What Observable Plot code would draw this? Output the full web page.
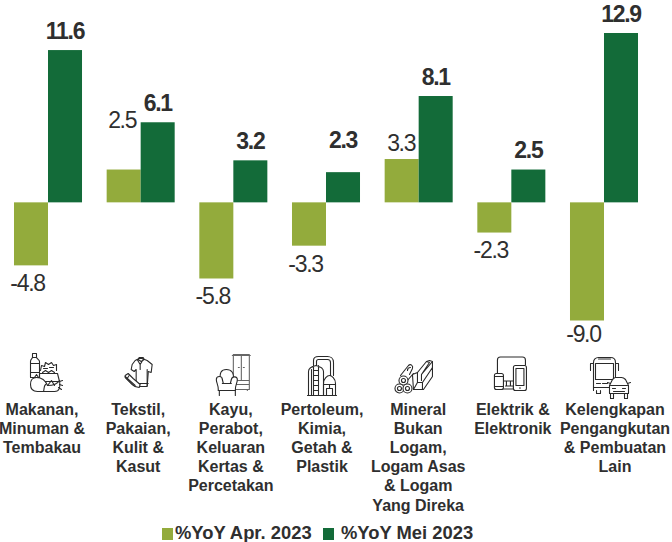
<!DOCTYPE html>
<html><head><meta charset="utf-8">
<script src="https://cdn.jsdelivr.net/npm/d3@7"></script>
<script src="https://cdn.jsdelivr.net/npm/@observablehq/plot@0.6"></script>
<style>
html,body{margin:0;padding:0;background:#fff;overflow:hidden}
#legend{position:relative;height:20px;font:bold 18.400px "Liberation Sans",Arial,sans-serif;color:#2f2f2f;line-height:18px;white-space:nowrap}
#legend i{position:absolute;top:6px;width:10.500px;height:11.500px}
#legend span{position:absolute;top:2px}
.val text{letter-spacing:-1.300px}
</style></head><body>
<div id="chart"></div>
<div id="legend"></div>
<script>
const categories = [
  "Makanan,\nMinuman &\nTembakau",
  "Tekstil,\nPakaian,\nKulit &\nKasut",
  "Kayu,\nPerabot,\nKeluaran\nKertas &\nPercetakan",
  "Pertoleum,\nKimia,\nGetah &\nPlastik",
  "Mineral\nBukan\nLogam,\nLogam Asas\n& Logam\nYang Direka",
  "Elektrik &\nElektronik",
  "Kelengkapan\nPengangkutan\n& Pembuatan\nLain"
];
const seriesNames = ["%YoY Apr. 2023", "%YoY Mei 2023"];
const apr2023 = [-4.8, 2.5, -5.8, -3.3, 3.3, -2.3, -9.0];
const mei2023 = [11.6, 6.1, 3.2, 2.3, 8.1, 2.5, 12.9];
const seriesColors = ["#93AB3C", "#136B39"];

const iconArt = [
  // food and drink
  `<path d="M9 5h4v4H9zM9 9c-1 2-2 2-2 4v16h9V13c0-2-2-2-3-4M7 15h9M7 24h9"/>
   <path d="M17 22l1-5 3 1 1-4 3 2 3-2 2 3 3-1v6M20 20h4M26 19h4M19 24l3-2 3 2 3-2 3 2"/>
   <path d="M16 25h18l2 8H16z"/>
   <path fill="#fff" d="M13 29c-4 0-6 3-6 7 0 5 3 7 7 7h17c5 0 6-4 5-11-3 5-9 5-12 5-2-5-6-8-11-8z"/>
   <path d="M11 29l2-3 2 3M24 37l4-5 3 5M36 33l3-1M36 36l3 1M35 39l3 2M20 43c1-3 0-5 2-7"/>`,
  // clothing
  `<path d="M18 11l4-2h3l5 2 5 4-1 8-3-1v2l-1 13H19V20l-2 2-3-2 1-5z"/>
   <path d="M20 10l3 5 3-5M23 15v5M22 8h4l1 2-3 2-3-2zM19 34h12M30 20v16"/>
   <path fill="#fff" d="M11 24l5 5 7 6-1 3c-3 0-5-1-7-3l-7-7v-2z"/><path d="M8 27l10 9M12 26l-2 3"/>`,
  // furniture
  `<path stroke="#666" d="M22 3h16v35H22zM21 4h18M30 3v26M22 29h16M22 33h16M27 16h1M32 16h1M24 38v1M36 38v1"/>
   <path fill="#fff" d="M9 29c-1-8 1-11 6-11s8 3 7 11"/>
   <path fill="#fff" d="M5 28c0-4 6-4 6 0l1 4h7l1-4c1-4 6-3 6 0 0 4-2 4-2 11H7c0-7-2-7-2-11z"/>
   <path d="M11 32h9M8 39v5M24 39v5M7 39h17"/>`,
  // petroleum and chemical
  `<path d="M7 44h29"/>
   <path d="M8 44V20c0-3 3-5 7.500-6 4 1 7.500 3 7.500 6v24M11 18v26M13 14v30M18 14v30M13 19h5M13 24h5M13 29h5M13 34h5M13 39h5"/>
   <path d="M13 14V9c0-3 3-4 5-4h9c3 0 6 2 6 6v13M16 14V10c0-1 1-2 2-2h9c2 0 3 1 3 3v13"/>
   <path d="M23 44V32c0-5 4-8 6-8s6 3 6 8v12M23 33h12M26 44v-7h6v7M29 33v4"/>`,
  // minerals and metal
  `<path d="M8 22L16 12c2-2 5 0 4 3l-3 6M14 28l7-8"/><path d="M18 14c-2 0-3 1-3 3"/>
   <circle fill="#fff" cx="11" cy="27" r="4.500"/><circle cx="11" cy="27" r="2"/>
   <circle fill="#fff" cx="7" cy="35" r="4.500"/><circle cx="7" cy="35" r="2"/>
   <circle fill="#fff" cx="15" cy="35" r="4.500"/><circle cx="15" cy="35" r="2"/>
   <path fill="#fff" d="M20 21l5-2v10h5l10-15v9L31 36H21z"/>
   <path d="M25 19l9-11 3 1-8 12v6M29 21l11-13v6M34 8l3-1 3 1M21 36l4-7M30 29v7"/>`,
  // electronics
  `<path d="M9 23V10c0-2 1-3 3-3h22c2 0 3 1 3 3v5"/>
   <rect x="6" y="23.500" width="9" height="16" rx="2"/><path d="M6 26.500h9M6 36.500h9"/>
   <path d="M15 31h10M18 31v5M22 31v5M15 39h10v-3H17"/>
   <rect x="25" y="15.500" width="13" height="25" rx="2"/><path d="M27.500 18.500h8v17h-8zM31 38h1"/>`,
  // transport
  `<path d="M6 37V9c0-3 2-5 5-5h12c3 0 5 2 5 5v14M11 5.500h12M8 10h18v16H8z"/>
   <path d="M6 10H3v7M28 10h3v7M6 34h16M9 30h4M15 30h5M9 37v3h4v-3"/>
   <path fill="#fff" d="M22 40V32l3-6c1-1 2-2 3-2h6c2 0 3 1 4 2l3 6v8z"/>
   <path d="M23 32h17M25 35h3M35 35h3M26 38h11M23 40v5h3v-5M37 40v5h3v-5M20 29l3 1M40 30l3-1"/>`
];
const toIcon = art => "data:image/svg+xml," + encodeURIComponent(
  `<svg xmlns="http://www.w3.org/2000/svg" width="44" height="48" viewBox="0 0 44 48"><g fill="none" stroke="#2a2a2a" stroke-width="1.100" stroke-linejoin="round" stroke-linecap="round">${art}</g></svg>`);

const rows = categories.flatMap((category, i) => [
  {category, series: seriesNames[0], value: apr2023[i]},
  {category, series: seriesNames[1], value: mei2023[i]}
]);
const label = d => d.value.toFixed(1);
const isApr = d => d.series === seriesNames[0];
const valueFont = {fontSize: 23, fontFamily: "Liberation Sans, Arial, sans-serif", fill: "#2f2f2f", className: "val", lineAnchor: "middle"};
const valueMark = (filter, dy, extra = {}) => Plot.text(rows.filter(filter), {
  fx: "category", x: "series", y: "value", text: label, dy, ...valueFont, ...extra});
const bold = {fontWeight: "bold"};

// per-column nudges of the caption and the pictogram from the column centre
const captionShift = [-6.500, -3, -3, -4.500, -1, 1, 10.500];
const iconShift = [-3, -2, -0.500, -4, -4.700, -1.400, 5];
const iconDrop = [51.500, 52.500, 54.500, 54.500, 56.500, 53, 56.500];

const chart = Plot.plot({
  width: 672, height: 522,
  marginLeft: 1.67, marginRight: 21.67, marginTop: 33, marginBottom: 201.5,
  style: {background: "#fff", overflow: "visible"},
  fx: {domain: categories, paddingInner: 0.266, paddingOuter: 0.133, round: false, axis: null, label: null},
  x: {domain: seriesNames, padding: 0, round: false, axis: null, label: null},
  y: {domain: [-9, 12.9], nice: false, axis: null, label: null},
  color: {domain: seriesNames, range: seriesColors},
  marks: [
    Plot.barY(rows, {fx: "category", x: "series", y: "value", fill: "series"}),
    valueMark(d => !isApr(d) && d.value !== 2.3, -19, {...bold, dx: -0.500}),
    valueMark(d => !isApr(d) && d.value === 2.3, -32, {...bold, dx: -0.500}),
    valueMark(d => isApr(d) && d.value === 3.3, -16, {dx: -1}),
    valueMark(d => isApr(d) && d.value === 2.5, -49, {dx: -2}),
    valueMark(d => isApr(d) && d.value < 0 && d.value > -9, 18, {dx: -4}),
    valueMark(d => isApr(d) && d.value === -9, 14, {dx: -4}),
    ...categories.map((c, i) => Plot.text([c], {
      fx: d => d, text: d => d, frameAnchor: "bottom", lineAnchor: "top", dx: captionShift[i], dy: 80,
      lineHeight: 1.2, fontSize: 16, fontWeight: "bold",
      fontFamily: "Liberation Sans, Arial, sans-serif", fill: "#2f2f2f"})),
    ...categories.map((c, i) => Plot.image([c], {
      fx: d => d, src: toIcon(iconArt[i]), width: 44, height: 48, frameAnchor: "bottom",
      dx: iconShift[i], dy: iconDrop[i]}))
  ]
});
document.getElementById("chart").appendChild(chart);
chart.style.display = "block";

const legend = d3.select("#legend");
[[162, 175], [323, 341]].forEach(([a, b], i) => {
  legend.append("i").style("left", a + "px").style("background", seriesColors[i]);
  legend.append("span").style("left", b + "px").text(seriesNames[i]);
});
</script>
</body></html>
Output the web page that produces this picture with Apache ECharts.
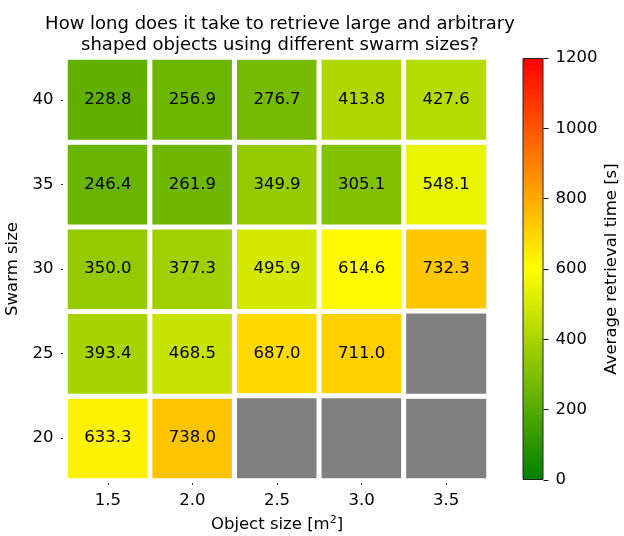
<!DOCTYPE html>
<html><head><meta charset="utf-8">
<script src="https://cdn.jsdelivr.net/npm/echarts@6/dist/echarts.min.js"></script>
<style>html,body{margin:0;padding:0;background:#fff}#c{width:624px;height:536px}</style>
</head><body><div id="c"></div>
<script>
const objectSizes = ['1.5', '2.0', '2.5', '3.0', '3.5'];
const swarmSizes = ['20', '25', '30', '35', '40'];
// rows by swarm size (20..40), columns by object size (1.5..3.5); null = no data
const times20 = [633.3, 738.0, null, null, null];
const times25 = [393.4, 468.5, 687.0, 711.0, null];
const times30 = [350.0, 377.3, 495.9, 614.6, 732.3];
const times35 = [246.4, 261.9, 349.9, 305.1, 548.1];
const times40 = [228.8, 256.9, 276.7, 413.8, 427.6];
const colorbarMin = 0, colorbarMax = 1200, colorbarStep = 200;
const titleText = 'How long does it take to retrieve large and arbitrary\nshaped objects using different swarm sizes?';

const rows = [times20, times25, times30, times35, times40];
const valueData = [], missingData = [];
rows.forEach((r, yi) => r.forEach((v, xi) => {
  if (v === null) missingData.push([xi, yi, 0]);
  else valueData.push([xi, yi, v]);
}));

const font = 'DejaVu Sans';
const fs = 16.5;
const chart = echarts.init(document.getElementById('c'), null, {renderer: 'canvas'});
chart.setOption({
  backgroundColor: '#fff',
  animation: false,
  textStyle: {fontFamily: font},
  title: {
    text: titleText, left: 275, top: 9, textAlign: 'center',
    textStyle: {fontFamily: font, fontSize: 18, fontWeight: 'normal', color: '#000', lineHeight: 21}
  },
  grid: [
    {left: 65.5, top: 57.5, width: 423, height: 423, containLabel: false, outerBoundsMode: 'none'},
    {left: 522.5, top: 58, width: 21, height: 422, containLabel: false, outerBoundsMode: 'none'}
  ],
  xAxis: [
    {type: 'category', gridIndex: 0, data: objectSizes,
     name: 'Object size [m{s|2}]', nameLocation: 'middle', nameGap: 34,
     nameTextStyle: {fontFamily: font, fontSize: fs, color: '#000', rich: {s: {fontSize: 11, verticalAlign: 'top', padding: [0,0,9,0], fontFamily: font, color:'#000'}}},
     axisLine: {show: false},
     axisTick: {show: true, alignWithLabel: true, length: 4.5, lineStyle: {color: '#111'}},
     axisLabel: {fontFamily: font, fontSize: fs, color: '#000', margin: 12},
     splitLine: {show: false}},
    {type: 'category', gridIndex: 1, data: ['cb'], show: false}
  ],
  yAxis: [
    {type: 'category', gridIndex: 0, data: swarmSizes,
     name: 'Swarm size', nameLocation: 'middle', nameGap: 41, nameRotate: 90,
     nameTextStyle: {fontFamily: font, fontSize: fs, color: '#000'},
     axisLine: {show: false},
     axisTick: {show: true, alignWithLabel: true, length: 4.5, lineStyle: {color: '#111'}},
     axisLabel: {fontFamily: font, fontSize: fs, color: '#000', margin: 12},
     splitLine: {show: false}},
    {type: 'value', gridIndex: 1, position: 'right', min: colorbarMin, max: colorbarMax, interval: colorbarStep,
     name: 'Average retrieval time [s]', nameLocation: 'middle', nameGap: 60, nameRotate: 90,
     nameTextStyle: {fontFamily: font, fontSize: fs, color: '#000'},
     axisLine: {show: false},
     axisTick: {show: true, length: 5, lineStyle: {color: '#111'}},
     axisLabel: {fontFamily: font, fontSize: fs, color: '#000', margin: 12, formatter: v => String(v)},
     splitLine: {show: false}}
  ],
  visualMap: {
    show: false, seriesIndex: 0, type: 'continuous', min: colorbarMin, max: colorbarMax,
    inRange: {color: ['#008000', '#ffff00', '#ff0000']}
  },
  series: [
    {type: 'heatmap', xAxisIndex: 0, yAxisIndex: 0, data: valueData,
     itemStyle: {borderColor: '#fff', borderWidth: 5},
     label: {show: true, fontFamily: font, fontSize: fs, color: '#000',
       formatter: p => p.value[2].toFixed(1)},
     emphasis: {disabled: true}},
    {type: 'heatmap', xAxisIndex: 0, yAxisIndex: 0, data: missingData,
     itemStyle: {color: '#808080', borderColor: '#fff', borderWidth: 5},
     label: {show: false}, emphasis: {disabled: true}},
    {type: 'bar', xAxisIndex: 1, yAxisIndex: 1, data: [colorbarMax], barWidth: '100%',
     itemStyle: {
       color: new echarts.graphic.LinearGradient(0, 1, 0, 0, [
         {offset: 0, color: '#008000'}, {offset: 0.5, color: '#ffff00'}, {offset: 1, color: '#ff0000'}
       ]),
       borderColor: '#222', borderWidth: 1
     },
     emphasis: {disabled: true}}
  ]
});
</script></body></html>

********

Pick out and copy the lines of the entries that hold the string "this".

EXERCISE RESPONSE:
What Observable Plot code would draw this? Output the full web page.
Output the web page that produces this picture with Apache ECharts.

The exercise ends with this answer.